Data for processing:
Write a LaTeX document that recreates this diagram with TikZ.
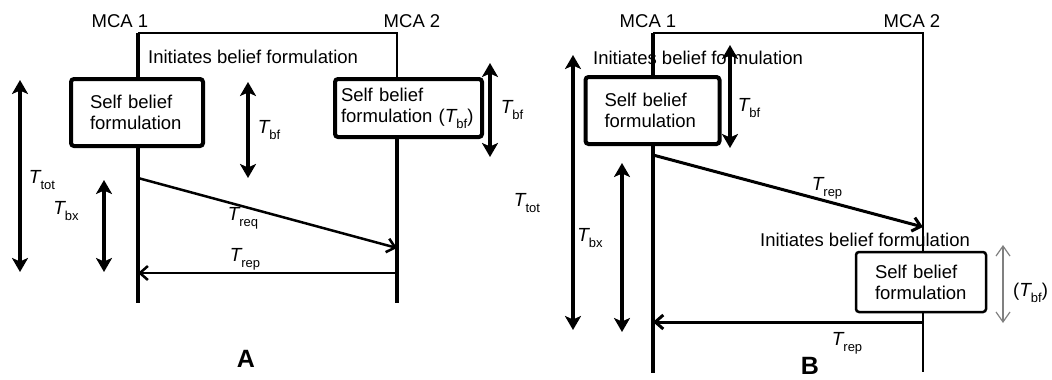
\documentclass[tikz,border=0pt]{standalone}
\usepackage{fontspec}
\setmainfont{Liberation Sans}
\usetikzlibrary{arrows.meta,positioning}
\newcommand{\Tsub}[1]{{\fontsize{19}{21}\selectfont\textit{T}}\kern-0.06em\raisebox{-0.6ex}{\fontsize{13}{13}\selectfont #1}}

\begin{document}
\begin{tikzpicture}[x=1pt,y=-1pt,
    every node/.style={font=\fontsize{18.5}{21}\selectfont,inner sep=0pt},
    lifeline/.style={line width=4pt},
    thinline/.style={line width=2pt},
    belief/.style={draw,fill=white,rounded corners=3pt,line width=4pt,align=left,
        text width=94pt,minimum height=#1,inner xsep=19pt},
    span/.style={{Stealth[length=14pt,width=16pt,inset=3.5pt]}-{Stealth[length=14pt,width=16pt,inset=3.5pt]},line width=4pt},
    msg/.style={-{Straight Barb[length=8pt,width=14pt]},line width=2.5pt},
    graysp/.style={{Straight Barb[length=10pt,width=14pt]}-{Straight Barb[length=10pt,width=14pt]},line width=1.2pt,gray}]
    \useasboundingbox (0,0) rectangle (1052,380);

    % A
    \node (amca1) at (120,21) {MCA 1};
    \node (amca2) at (412,21) {MCA 2};
    \coordinate (a1top) at (138,33);
    \coordinate (a2top) at (397,33);
    \coordinate (a1bot) at (138,303);
    \coordinate (a2bot) at (397,303);
    \draw[thinline] (a1top) -- (a2top) -- (a2bot);
    \draw[lifeline] (a1top) -- (a1bot);
    \node[anchor=west] (ainit) at (148,57) {Initiates belief formulation};
    \node[belief=67pt] (abox1) at (137,112.5) {Self belief\\formulation};
    \node[belief=58pt,text width=135pt,inner xsep=6pt] (abox2) at (408.5,108) {Self belief\\formulation (\Tsub{bf})};
    \draw[lifeline] (a2top |- abox2.south) -- (a2bot);

    \coordinate (atot1) at (20,80);   \coordinate (atot2) at (20,272);
    \coordinate (abx1) at (104,180);  \coordinate (abx2) at (104,272);
    \coordinate (abf1) at (248,82);   \coordinate (abf2) at (248,178);
    \coordinate (abfr1) at (490,63);  \coordinate (abfr2) at (490,157);
    \path (atot1) edge[span] (atot2)
          (abx1) edge[span] (abx2)
          (abf1) edge[span] (abf2)
          (abfr1) edge[span] (abfr2);
    \node (atotl) at (42,180) {\Tsub{tot}};
    \node (abxl) at (66,211) {\Tsub{bx}};
    \node (abfl) at (269,130) {\Tsub{bf}};
    \node (abfrl) at (512,110) {\Tsub{bf}};

    \coordinate (areq1) at (138,178);
    \coordinate (areq2) at (397,248);
    \coordinate (arep1) at (397,273);
    \coordinate (arep2) at (138,273);
    \path (areq1) edge[msg] (areq2)
          (arep1) edge[msg] (arep2);
    \node (areql) at (243,218) {\Tsub{req}};
    \node (arepl) at (245,259) {\Tsub{rep}};
    \node[font=\fontsize{25}{27}\selectfont\bfseries] (alab) at (246,359) {A};

    % B
    \node (bmca1) at (648,21) {MCA 1};
    \node (bmca2) at (912,21) {MCA 2};
    \coordinate (b1top) at (653,33);
    \coordinate (b2top) at (923,33);
    \coordinate (b1bot) at (653,373);
    \coordinate (b2bot) at (923,372);
    \draw[thinline] (b1top) -- (b2top) -- (b2bot);
    \draw[lifeline] (b1top) -- (b1bot);
    \node (binit1) at (698,58) {Initiates belief formulation};
    \node[belief=67pt,text width=96pt] (bbox1) at (652.5,110.5) {Self belief\\formulation};
    \node (binit2) at (865,240) {Initiates belief formulation};
    \node[belief=60pt,line width=2.5pt,text width=92pt] (bbox2) at (921,282) {Self belief\\formulation};

    \coordinate (btot1) at (573,55);  \coordinate (btot2) at (573,330);
    \coordinate (bbx1) at (622,163);  \coordinate (bbx2) at (622,332);
    \coordinate (bbf1) at (730,45);   \coordinate (bbf2) at (730,148);
    \coordinate (bgr1) at (1003,245); \coordinate (bgr2) at (1003,323);
    \path (btot1) edge[span] (btot2)
          (bbx1) edge[span] (bbx2)
          (bbf1) edge[span] (bbf2)
          (bgr1) edge[graysp] (bgr2);
    \node (btotl) at (527,203) {\Tsub{tot}};
    \node (bbxl) at (590,238) {\Tsub{bx}};
    \node (bbfl) at (749,108) {\Tsub{bf}};
    \node[anchor=west] (bgrl) at (1013,293) {(\Tsub{bf})};

    \coordinate (brep1) at (653,155);
    \coordinate (brep2) at (923,227);
    \coordinate (bret1) at (923,322);
    \coordinate (bret2) at (653,322);
    \path (brep1) edge[msg,line width=3pt] (brep2)
          (bret1) edge[msg,line width=3pt] (bret2);
    \node (brepl) at (827,188) {\Tsub{rep}};
    \node (bretl) at (847,343) {\Tsub{rep}};
    \node[font=\fontsize{25}{27}\selectfont\bfseries] (blab) at (810,366) {B};
\end{tikzpicture}
\end{document}
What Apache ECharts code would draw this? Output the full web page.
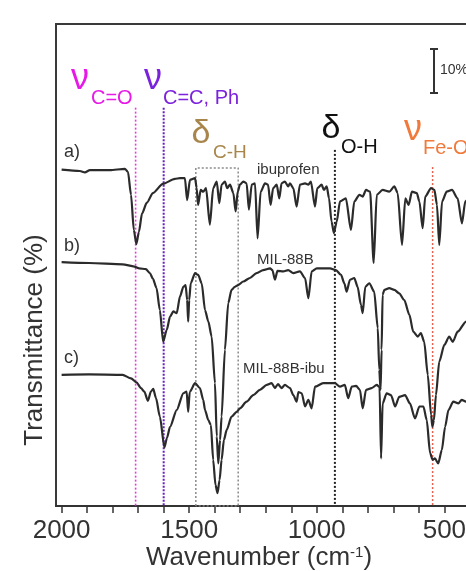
<!DOCTYPE html>
<html>
<head>
<meta charset="utf-8">
<script src="https://cdn.jsdelivr.net/npm/echarts@6/dist/echarts.min.js"></script>
<style>
html,body{margin:0;padding:0;background:#fff}
#chart{width:466px;height:571px}
</style>
</head>
<body>
<div id="chart"></div>
<script>
// FTIR traces, [wavenumber cm-1, transmittance % incl. stacking offset]
var ibuprofen = [[2000,76.4],[1928,76.1],[1909,75.8],[1889,76.3],[1811,76.3],[1752,76.6],[1740,75.9],[1728,70.7],[1717,62.7],[1707,59.5],[1697,62.3],[1685,66.4],[1666,68.9],[1642,71.1],[1603,73.2],[1556,74.3],[1536,74.5],[1517,74.5],[1508,69.5],[1497,74.1],[1477,74.5],[1471,72.3],[1465,68.4],[1455,71.8],[1445,71.4],[1434,72.2],[1419,63.9],[1406,72.2],[1392,73.7],[1382,68.8],[1373,73.0],[1360,73.7],[1351,72.2],[1340,73.0],[1327,71.1],[1318,66.9],[1310,71.4],[1301,73.0],[1288,73.7],[1275,73.3],[1266,67.3],[1255,73.0],[1242,73.3],[1232,60.8],[1220,71.4],[1203,73.3],[1191,73.0],[1181,68.4],[1171,72.2],[1157,73.0],[1147,69.9],[1138,73.3],[1125,73.7],[1112,72.6],[1105,73.3],[1092,72.2],[1079,68.0],[1066,73.0],[1046,73.3],[1033,73.0],[1023,73.7],[1007,68.0],[998,72.2],[981,73.0],[972,71.8],[961,72.6],[952,69.9],[942,64.6],[933,62.0],[922,64.6],[909,69.2],[886,69.9],[866,62.7],[853,69.2],[833,70.7],[820,70.3],[807,71.8],[791,71.4],[777,55.2],[765,70.7],[742,71.8],[716,71.4],[696,72.6],[683,71.1],[666,59.3],[653,69.9],[640,68.4],[627,71.4],[608,71.1],[598,69.2],[585,63.1],[575,70.3],[552,72.2],[539,71.8],[529,68.4],[520,59.3],[509,69.2],[491,71.4],[470,71.8],[448,69.9],[431,64.2],[418,69.2],[400,70.7]];

var mil88b = [[2000,55.4],[1892,55.2],[1761,54.9],[1715,54.4],[1696,54.0],[1670,53.8],[1654,52.9],[1642,51.6],[1628,49.5],[1615,44.5],[1602,37.3],[1588,40.0],[1575,43.0],[1562,44.2],[1549,43.8],[1536,47.6],[1523,49.8],[1514,50.2],[1508,46.8],[1504,41.9],[1500,46.8],[1494,50.6],[1477,52.9],[1465,52.5],[1451,50.6],[1438,44.5],[1425,41.9],[1412,38.5],[1399,27.9],[1392,15.8],[1386,9.7],[1379,15.0],[1373,20.3],[1360,35.5],[1347,46.1],[1334,49.1],[1321,49.8],[1308,50.2],[1288,51.0],[1262,51.8],[1236,52.9],[1210,53.6],[1183,54.0],[1174,53.6],[1164,51.4],[1154,53.4],[1131,53.3],[1112,53.6],[1092,52.9],[1066,53.3],[1046,51.8],[1033,47.2],[1020,53.3],[1000,54.0],[948,54.0],[925,53.6],[905,52.5],[892,50.6],[883,48.7],[870,51.4],[853,51.8],[840,49.8],[827,45.7],[820,43.8],[810,49.8],[794,50.6],[775,48.7],[761,40.4],[755,30.9],[750,26.4],[746,35.5],[742,48.0],[735,49.1],[716,49.5],[696,49.1],[677,48.3],[657,46.8],[637,43.4],[622,39.6],[604,38.5],[592,39.3],[579,37.3],[565,29.8],[552,20.7],[547,18.0],[541,19.5],[533,25.2],[520,32.8],[500,36.6],[481,38.5],[467,37.3],[448,39.6],[415,41.9],[392,43.4]];

var mil88bIbu = [[2000,29.8],[1892,29.9],[1761,29.8],[1728,29.0],[1707,28.1],[1689,26.8],[1676,26.0],[1662,23.9],[1650,26.0],[1641,26.6],[1630,24.5],[1615,20.3],[1597,13.3],[1587,15.5],[1575,18.0],[1549,21.8],[1523,25.6],[1510,26.0],[1504,21.4],[1498,25.9],[1477,27.9],[1458,26.8],[1445,24.1],[1438,21.8],[1425,19.5],[1415,18.4],[1406,10.5],[1397,4.8],[1389,2.9],[1381,5.9],[1373,10.5],[1364,15.0],[1353,17.3],[1334,20.3],[1314,21.4],[1301,22.2],[1275,23.7],[1249,25.2],[1223,26.4],[1196,27.5],[1177,27.9],[1164,26.8],[1152,27.7],[1138,26.8],[1125,27.5],[1105,26.8],[1092,25.2],[1079,23.7],[1072,25.9],[1059,25.6],[1046,22.6],[1033,24.1],[1020,22.2],[1007,27.1],[975,27.9],[929,27.9],[909,27.1],[890,27.5],[877,24.5],[863,27.1],[846,27.3],[831,26.4],[820,22.2],[807,26.4],[785,26.8],[765,27.5],[754,27.0],[748,10.8],[742,23.3],[726,25.6],[709,25.2],[693,22.6],[677,24.8],[654,25.2],[635,23.3],[615,19.9],[598,22.6],[582,22.6],[569,19.5],[556,12.0],[546,10.5],[537,10.8],[524,9.7],[510,12.7],[497,18.0],[484,21.8],[465,23.7],[445,23.3],[432,24.1],[415,23.7],[392,24.5]];

var tickValues = [500,600,700,800,900,1000,1100,1200,1300,1400,1500,1600,1700,1800,1900,2000];
var labelValues = [500,1000,1500,2000];

// band guides: wavenumber and top of the dotted line (T units)
var guideCO = [1710, 90.5];
var guideCC = [1600, 90.5];
var guideOH = [929, 80.9];
var guideFeO = [546, 77.0];
var boxCH = [1474, 1308, 76.8];

var FONT = 'Liberation Sans, Arial, sans-serif';
var LINE = '#2b2b2b';

function trace(data) {
    return {
        type: 'line', data: data, symbol: 'none', z: 3, silent: true,
        smooth: 0.25, smoothMonotone: 'x',
        lineStyle: { color: LINE, width: 2.2 }
    };
}
function guide(g, color, width, dash) {
    return {
        type: 'line', data: [[g[0], g[1]], [g[0], 0]], symbol: 'none', z: 2, silent: true,
        lineStyle: { color: color, width: width, type: dash }
    };
}
function txt(x, y, s, size, color, align) {
    return { type: 'text', x: x, y: y, silent: true,
        style: { text: s, fontSize: size, fontFamily: FONT, fill: color,
            textAlign: align || 'left', textVerticalAlign: 'middle' } };
}

var chart = echarts.init(document.getElementById('chart'));
chart.setOption({
    animation: false,
    backgroundColor: '#fff',
    grid: { left: 56, top: 24, right: -10, bottom: 65, show: true, outerBoundsMode: 'none',
        borderColor: '#3a3a3a', borderWidth: 2 },
    xAxis: {
        type: 'value', inverse: true, min: 376, max: 2022,
        axisLine: { show: true, lineStyle: { color: '#333', width: 2 } },
        axisTick: { show: true, customValues: tickValues, length: 7, lineStyle: { color: '#333', width: 1.5 } },
        axisLabel: { customValues: labelValues, fontSize: 26, color: '#333', fontFamily: FONT, margin: 12,
            formatter: function (v) { return String(v); } },
        splitLine: { show: false }
    },
    yAxis: { type: 'value', min: 0, max: 109.5, show: false },
    series: [
        guide(guideCO, '#e040e0', 1.6, [2, 2]),
        guide(guideCC, '#6a1fc0', 2, [2, 1.5]),
        guide(guideOH, '#222', 2, [2, 2]),
        guide(guideFeO, '#e8604a', 1.5, [2, 2]),
        {
            type: 'line', symbol: 'none', z: 2, silent: true,
            data: [[boxCH[0], 0], [boxCH[0], boxCH[2]], [boxCH[1], boxCH[2]], [boxCH[1], 0], [boxCH[0], 0]],
            lineStyle: { color: '#8a8a8a', width: 1.5, type: [2, 2] }
        },
        trace(ibuprofen),
        trace(mil88b),
        trace(mil88bIbu)
    ],
    graphic: [
        // band labels
        txt(80, 79, 'ν', 36, '#e619e6', 'center'),
        txt(91, 98, 'C=O', 20, '#e619e6'),
        txt(153, 79, 'ν', 36, '#7b22dc', 'center'),
        txt(163, 98, 'C=C, Ph', 20, '#7b22dc'),
        txt(201, 134, 'δ', 34, '#a8864b', 'center'),
        txt(213, 153, 'C-H', 19, '#a8864b'),
        txt(331, 129, 'δ', 34, '#111', 'center'),
        txt(341, 147, 'O-H', 20, '#111'),
        txt(413, 130, 'ν', 36, '#f07a3c', 'center'),
        txt(423, 148, 'Fe-O', 20, '#f07a3c'),
        // trace labels
        txt(64, 152, 'a)', 18, '#333'),
        txt(64, 246, 'b)', 18, '#333'),
        txt(64, 358, 'c)', 18, '#333'),
        txt(257, 170, 'ibuprofen', 15, '#333'),
        txt(257, 260, 'MIL-88B', 15, '#333'),
        txt(243, 369, 'MIL-88B-ibu', 15, '#333'),
        // 10% scale bar
        { type: 'line', silent: true, shape: { x1: 434, y1: 49, x2: 434, y2: 93 }, style: { stroke: '#333', lineWidth: 2 } },
        { type: 'line', silent: true, shape: { x1: 430, y1: 49, x2: 438, y2: 49 }, style: { stroke: '#333', lineWidth: 2 } },
        { type: 'line', silent: true, shape: { x1: 430, y1: 93, x2: 438, y2: 93 }, style: { stroke: '#333', lineWidth: 2 } },
        txt(440, 70, '10%', 14, '#333'),
        // axis titles
        { type: 'text', x: 35, y: 340, rotation: Math.PI / 2, silent: true,
          style: { text: 'Transmittance (%)', fontSize: 26, fontFamily: FONT, fill: '#333',
              textAlign: 'center', textVerticalAlign: 'middle' } },
        { type: 'text', x: 259, y: 558, silent: true,
          style: { text: 'Wavenumber (cm{sup|-1})', fontSize: 26, fontFamily: FONT, fill: '#333',
              textAlign: 'center', textVerticalAlign: 'middle',
              rich: { sup: { fontSize: 15, fontFamily: FONT, fill: '#333', verticalAlign: 'top', lineHeight: 26 } } } }
    ]
});
</script>
</body>
</html>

Directions: Give again, please, precisely the lines that begin the records and run through the line with "abox2.south) -- (a2bot);" in it, keeping both end lines and dropping any pictures.

Reply:
Write a LaTeX document that recreates this diagram with TikZ.
\documentclass[tikz,border=0pt]{standalone}
\usepackage{fontspec}
\setmainfont{Liberation Sans}
\usetikzlibrary{arrows.meta,positioning}
\newcommand{\Tsub}[1]{{\fontsize{19}{21}\selectfont\textit{T}}\kern-0.06em\raisebox{-0.6ex}{\fontsize{13}{13}\selectfont #1}}

\begin{document}
\begin{tikzpicture}[x=1pt,y=-1pt,
    every node/.style={font=\fontsize{18.5}{21}\selectfont,inner sep=0pt},
    lifeline/.style={line width=4pt},
    thinline/.style={line width=2pt},
    belief/.style={draw,fill=white,rounded corners=3pt,line width=4pt,align=left,
        text width=94pt,minimum height=#1,inner xsep=19pt},
    span/.style={{Stealth[length=14pt,width=16pt,inset=3.5pt]}-{Stealth[length=14pt,width=16pt,inset=3.5pt]},line width=4pt},
    msg/.style={-{Straight Barb[length=8pt,width=14pt]},line width=2.5pt},
    graysp/.style={{Straight Barb[length=10pt,width=14pt]}-{Straight Barb[length=10pt,width=14pt]},line width=1.2pt,gray}]
    \useasboundingbox (0,0) rectangle (1052,380);

    % A
    \node (amca1) at (120,21) {MCA 1};
    \node (amca2) at (412,21) {MCA 2};
    \coordinate (a1top) at (138,33);
    \coordinate (a2top) at (397,33);
    \coordinate (a1bot) at (138,303);
    \coordinate (a2bot) at (397,303);
    \draw[thinline] (a1top) -- (a2top) -- (a2bot);
    \draw[lifeline] (a1top) -- (a1bot);
    \node[anchor=west] (ainit) at (148,57) {Initiates belief formulation};
    \node[belief=67pt] (abox1) at (137,112.5) {Self belief\\formulation};
    \node[belief=58pt,text width=135pt,inner xsep=6pt] (abox2) at (408.5,108) {Self belief\\formulation (\Tsub{bf})};
    \draw[lifeline] (a2top |- abox2.south) -- (a2bot);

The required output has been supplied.